--- start Material for this task ---

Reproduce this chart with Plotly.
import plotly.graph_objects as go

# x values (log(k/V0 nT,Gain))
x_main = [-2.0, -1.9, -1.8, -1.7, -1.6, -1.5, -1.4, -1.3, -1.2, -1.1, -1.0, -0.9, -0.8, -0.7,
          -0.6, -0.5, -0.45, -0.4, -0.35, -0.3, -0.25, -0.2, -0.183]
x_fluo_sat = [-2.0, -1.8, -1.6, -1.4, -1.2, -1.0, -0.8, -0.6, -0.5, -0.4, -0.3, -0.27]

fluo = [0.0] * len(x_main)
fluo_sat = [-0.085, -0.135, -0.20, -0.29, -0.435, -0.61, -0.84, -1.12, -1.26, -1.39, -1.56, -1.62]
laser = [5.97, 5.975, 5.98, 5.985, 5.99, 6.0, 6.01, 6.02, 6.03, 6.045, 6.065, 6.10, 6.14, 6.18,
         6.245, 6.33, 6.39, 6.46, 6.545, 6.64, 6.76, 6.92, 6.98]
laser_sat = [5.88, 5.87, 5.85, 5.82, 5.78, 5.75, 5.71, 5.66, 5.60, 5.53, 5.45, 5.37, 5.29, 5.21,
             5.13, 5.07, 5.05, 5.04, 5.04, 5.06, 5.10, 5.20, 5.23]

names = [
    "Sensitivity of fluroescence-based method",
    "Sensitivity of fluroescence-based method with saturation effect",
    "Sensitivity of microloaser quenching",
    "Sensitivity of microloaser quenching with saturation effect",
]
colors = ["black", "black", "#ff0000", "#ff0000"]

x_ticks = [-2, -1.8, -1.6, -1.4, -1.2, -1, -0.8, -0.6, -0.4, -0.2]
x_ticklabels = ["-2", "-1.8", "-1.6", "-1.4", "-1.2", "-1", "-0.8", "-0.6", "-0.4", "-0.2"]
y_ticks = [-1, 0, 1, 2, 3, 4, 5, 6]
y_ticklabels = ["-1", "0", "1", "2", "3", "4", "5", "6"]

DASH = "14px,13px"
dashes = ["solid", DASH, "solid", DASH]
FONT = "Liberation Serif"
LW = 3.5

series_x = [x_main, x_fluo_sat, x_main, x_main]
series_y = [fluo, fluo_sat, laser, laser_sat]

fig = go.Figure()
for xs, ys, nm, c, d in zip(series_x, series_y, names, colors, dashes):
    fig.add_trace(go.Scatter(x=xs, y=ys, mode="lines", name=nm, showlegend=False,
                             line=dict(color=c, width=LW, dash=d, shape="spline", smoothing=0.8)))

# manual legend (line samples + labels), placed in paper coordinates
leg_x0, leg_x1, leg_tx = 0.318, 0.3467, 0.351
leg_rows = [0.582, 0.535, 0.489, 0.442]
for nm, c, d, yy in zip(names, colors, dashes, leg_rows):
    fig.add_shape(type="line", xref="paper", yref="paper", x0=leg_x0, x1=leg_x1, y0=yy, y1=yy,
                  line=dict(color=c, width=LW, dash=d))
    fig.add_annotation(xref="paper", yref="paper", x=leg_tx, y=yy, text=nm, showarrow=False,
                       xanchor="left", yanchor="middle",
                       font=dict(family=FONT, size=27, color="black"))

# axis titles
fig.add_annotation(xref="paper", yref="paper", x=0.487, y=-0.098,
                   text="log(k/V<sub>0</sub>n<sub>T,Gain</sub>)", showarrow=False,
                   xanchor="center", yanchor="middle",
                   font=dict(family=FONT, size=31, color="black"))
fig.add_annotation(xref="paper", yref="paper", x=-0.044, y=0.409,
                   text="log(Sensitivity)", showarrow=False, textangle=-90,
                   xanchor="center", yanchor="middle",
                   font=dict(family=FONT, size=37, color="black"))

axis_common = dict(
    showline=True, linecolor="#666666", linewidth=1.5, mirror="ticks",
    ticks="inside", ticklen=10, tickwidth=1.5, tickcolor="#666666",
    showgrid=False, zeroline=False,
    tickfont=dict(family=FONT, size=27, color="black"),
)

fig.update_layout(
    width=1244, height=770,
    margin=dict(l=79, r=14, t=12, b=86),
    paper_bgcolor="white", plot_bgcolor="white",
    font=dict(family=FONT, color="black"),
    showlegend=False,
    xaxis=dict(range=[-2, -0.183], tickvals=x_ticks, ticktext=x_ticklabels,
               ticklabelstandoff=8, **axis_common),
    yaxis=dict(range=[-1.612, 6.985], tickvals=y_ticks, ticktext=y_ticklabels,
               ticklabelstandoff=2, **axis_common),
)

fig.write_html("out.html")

--- end Material for this task ---
--- start Material for this task ---

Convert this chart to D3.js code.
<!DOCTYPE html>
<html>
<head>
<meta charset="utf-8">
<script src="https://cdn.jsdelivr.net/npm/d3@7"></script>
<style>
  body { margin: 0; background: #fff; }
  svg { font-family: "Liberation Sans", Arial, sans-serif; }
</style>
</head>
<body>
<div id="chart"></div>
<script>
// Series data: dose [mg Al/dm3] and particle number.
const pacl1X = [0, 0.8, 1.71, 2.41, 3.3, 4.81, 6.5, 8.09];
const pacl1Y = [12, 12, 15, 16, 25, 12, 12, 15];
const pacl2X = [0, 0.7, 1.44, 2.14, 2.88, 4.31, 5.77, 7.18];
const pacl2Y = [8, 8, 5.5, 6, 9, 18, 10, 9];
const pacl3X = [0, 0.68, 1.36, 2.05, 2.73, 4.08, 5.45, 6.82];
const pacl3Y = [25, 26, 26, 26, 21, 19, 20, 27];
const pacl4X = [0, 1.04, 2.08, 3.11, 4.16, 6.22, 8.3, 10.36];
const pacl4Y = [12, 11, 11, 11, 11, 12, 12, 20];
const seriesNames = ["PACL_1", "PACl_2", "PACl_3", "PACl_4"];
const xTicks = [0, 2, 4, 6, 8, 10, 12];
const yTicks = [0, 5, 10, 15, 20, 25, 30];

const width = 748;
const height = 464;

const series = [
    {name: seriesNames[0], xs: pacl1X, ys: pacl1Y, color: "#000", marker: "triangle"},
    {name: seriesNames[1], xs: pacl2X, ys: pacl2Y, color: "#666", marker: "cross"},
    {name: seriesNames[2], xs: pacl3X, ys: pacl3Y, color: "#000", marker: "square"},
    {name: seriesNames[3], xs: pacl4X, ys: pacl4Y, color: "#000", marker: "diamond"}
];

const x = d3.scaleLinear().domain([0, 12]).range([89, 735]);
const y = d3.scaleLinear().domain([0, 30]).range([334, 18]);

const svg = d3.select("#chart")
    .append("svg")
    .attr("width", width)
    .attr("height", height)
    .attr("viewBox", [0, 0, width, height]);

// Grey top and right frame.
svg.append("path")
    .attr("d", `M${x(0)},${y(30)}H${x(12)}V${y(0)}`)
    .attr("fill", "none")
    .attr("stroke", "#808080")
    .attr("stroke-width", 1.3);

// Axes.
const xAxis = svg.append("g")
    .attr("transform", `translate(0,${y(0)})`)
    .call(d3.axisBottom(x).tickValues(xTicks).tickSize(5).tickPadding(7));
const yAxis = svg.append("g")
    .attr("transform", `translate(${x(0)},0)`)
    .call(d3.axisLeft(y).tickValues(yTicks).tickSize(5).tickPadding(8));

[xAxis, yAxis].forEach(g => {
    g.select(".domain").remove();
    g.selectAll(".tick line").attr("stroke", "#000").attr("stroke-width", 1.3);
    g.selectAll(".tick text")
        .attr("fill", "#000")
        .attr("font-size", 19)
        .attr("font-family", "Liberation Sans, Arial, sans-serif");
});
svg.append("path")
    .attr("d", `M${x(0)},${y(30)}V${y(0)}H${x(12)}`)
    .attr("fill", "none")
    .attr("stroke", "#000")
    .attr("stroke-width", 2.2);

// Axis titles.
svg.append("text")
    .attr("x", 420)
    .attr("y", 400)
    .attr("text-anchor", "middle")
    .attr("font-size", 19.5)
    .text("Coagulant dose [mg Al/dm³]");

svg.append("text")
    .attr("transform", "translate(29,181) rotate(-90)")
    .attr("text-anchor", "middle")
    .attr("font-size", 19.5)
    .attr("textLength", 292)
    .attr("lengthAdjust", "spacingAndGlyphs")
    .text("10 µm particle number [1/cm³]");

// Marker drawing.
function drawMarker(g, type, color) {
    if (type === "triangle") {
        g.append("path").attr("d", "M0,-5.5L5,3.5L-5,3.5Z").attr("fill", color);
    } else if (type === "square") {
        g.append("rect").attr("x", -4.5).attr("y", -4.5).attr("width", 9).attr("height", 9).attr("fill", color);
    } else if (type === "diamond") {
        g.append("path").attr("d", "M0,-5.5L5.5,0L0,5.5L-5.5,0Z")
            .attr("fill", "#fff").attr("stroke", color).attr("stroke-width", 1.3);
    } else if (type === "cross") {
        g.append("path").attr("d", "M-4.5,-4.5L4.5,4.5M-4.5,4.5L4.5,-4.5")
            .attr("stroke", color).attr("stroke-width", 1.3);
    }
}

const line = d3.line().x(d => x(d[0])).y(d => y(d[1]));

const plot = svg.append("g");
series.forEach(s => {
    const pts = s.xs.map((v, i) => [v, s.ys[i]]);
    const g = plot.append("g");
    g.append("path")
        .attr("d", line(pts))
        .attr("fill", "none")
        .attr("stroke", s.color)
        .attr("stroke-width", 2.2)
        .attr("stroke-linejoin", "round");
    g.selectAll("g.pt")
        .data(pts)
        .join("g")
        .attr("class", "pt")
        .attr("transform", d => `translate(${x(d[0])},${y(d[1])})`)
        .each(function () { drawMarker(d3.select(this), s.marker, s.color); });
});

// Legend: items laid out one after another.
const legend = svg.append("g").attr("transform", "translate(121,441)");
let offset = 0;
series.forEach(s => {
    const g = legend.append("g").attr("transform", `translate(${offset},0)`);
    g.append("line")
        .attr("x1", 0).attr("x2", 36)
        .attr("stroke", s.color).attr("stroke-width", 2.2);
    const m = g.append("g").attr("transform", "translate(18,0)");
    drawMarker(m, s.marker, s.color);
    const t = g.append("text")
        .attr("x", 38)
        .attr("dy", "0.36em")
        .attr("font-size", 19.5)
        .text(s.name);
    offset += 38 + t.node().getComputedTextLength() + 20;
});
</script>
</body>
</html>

--- end Material for this task ---
--- start Material for this task ---

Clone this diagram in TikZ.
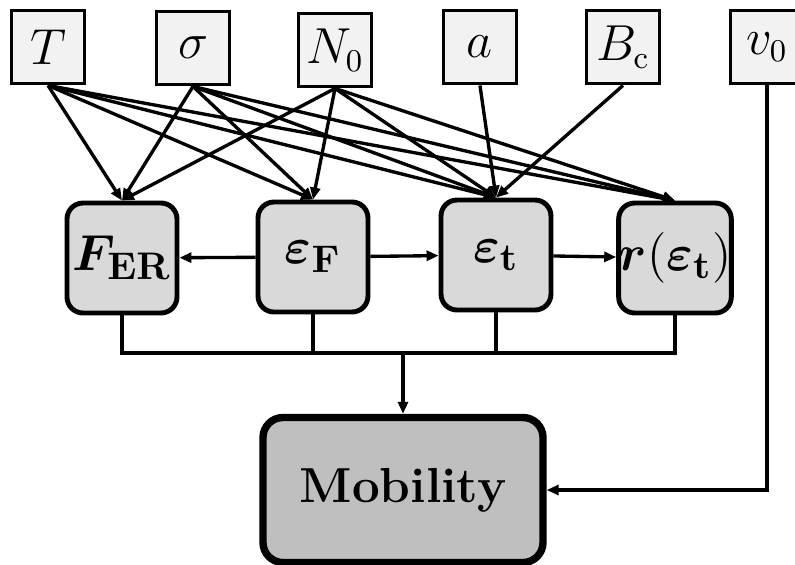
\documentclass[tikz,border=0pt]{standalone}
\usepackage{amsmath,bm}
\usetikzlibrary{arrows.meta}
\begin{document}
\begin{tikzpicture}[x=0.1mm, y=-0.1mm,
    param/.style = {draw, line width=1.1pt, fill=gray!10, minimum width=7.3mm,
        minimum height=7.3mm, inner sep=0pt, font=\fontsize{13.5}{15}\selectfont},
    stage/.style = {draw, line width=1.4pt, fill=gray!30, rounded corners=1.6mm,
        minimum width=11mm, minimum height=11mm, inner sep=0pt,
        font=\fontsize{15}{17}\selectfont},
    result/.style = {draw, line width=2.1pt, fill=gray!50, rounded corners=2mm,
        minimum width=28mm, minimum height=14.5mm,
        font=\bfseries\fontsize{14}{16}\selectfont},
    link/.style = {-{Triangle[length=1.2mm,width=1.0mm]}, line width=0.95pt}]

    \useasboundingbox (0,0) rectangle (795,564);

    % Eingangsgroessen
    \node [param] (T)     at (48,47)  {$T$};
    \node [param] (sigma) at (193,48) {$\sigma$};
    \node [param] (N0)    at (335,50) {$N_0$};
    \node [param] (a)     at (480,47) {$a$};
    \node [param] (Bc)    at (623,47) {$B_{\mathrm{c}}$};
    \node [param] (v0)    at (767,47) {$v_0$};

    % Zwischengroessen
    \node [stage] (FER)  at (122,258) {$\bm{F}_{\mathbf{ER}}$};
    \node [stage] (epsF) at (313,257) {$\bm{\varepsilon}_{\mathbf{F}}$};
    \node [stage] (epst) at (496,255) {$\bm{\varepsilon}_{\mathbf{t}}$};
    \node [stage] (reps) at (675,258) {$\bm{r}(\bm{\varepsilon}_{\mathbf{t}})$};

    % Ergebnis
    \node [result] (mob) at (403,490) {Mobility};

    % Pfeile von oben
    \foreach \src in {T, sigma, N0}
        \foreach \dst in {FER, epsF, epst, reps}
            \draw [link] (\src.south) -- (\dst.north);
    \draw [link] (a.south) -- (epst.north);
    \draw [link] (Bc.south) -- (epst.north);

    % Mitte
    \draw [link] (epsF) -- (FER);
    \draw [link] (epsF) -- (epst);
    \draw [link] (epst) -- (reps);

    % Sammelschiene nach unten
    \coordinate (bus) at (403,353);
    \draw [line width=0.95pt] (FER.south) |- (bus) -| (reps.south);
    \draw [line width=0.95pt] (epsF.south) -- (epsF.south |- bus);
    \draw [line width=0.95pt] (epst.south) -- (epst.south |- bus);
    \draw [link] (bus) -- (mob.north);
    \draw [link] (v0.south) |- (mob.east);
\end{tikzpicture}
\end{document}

--- end Material for this task ---

* [Given request] Repeat, exactly as they stand above, the lines from the line with "Reproduce this chart with Plotly." to the line with "-0.4, -0.3, -0.27]", both lines included.

* [Full response]
Reproduce this chart with Plotly.
import plotly.graph_objects as go

# x values (log(k/V0 nT,Gain))
x_main = [-2.0, -1.9, -1.8, -1.7, -1.6, -1.5, -1.4, -1.3, -1.2, -1.1, -1.0, -0.9, -0.8, -0.7,
          -0.6, -0.5, -0.45, -0.4, -0.35, -0.3, -0.25, -0.2, -0.183]
x_fluo_sat = [-2.0, -1.8, -1.6, -1.4, -1.2, -1.0, -0.8, -0.6, -0.5, -0.4, -0.3, -0.27]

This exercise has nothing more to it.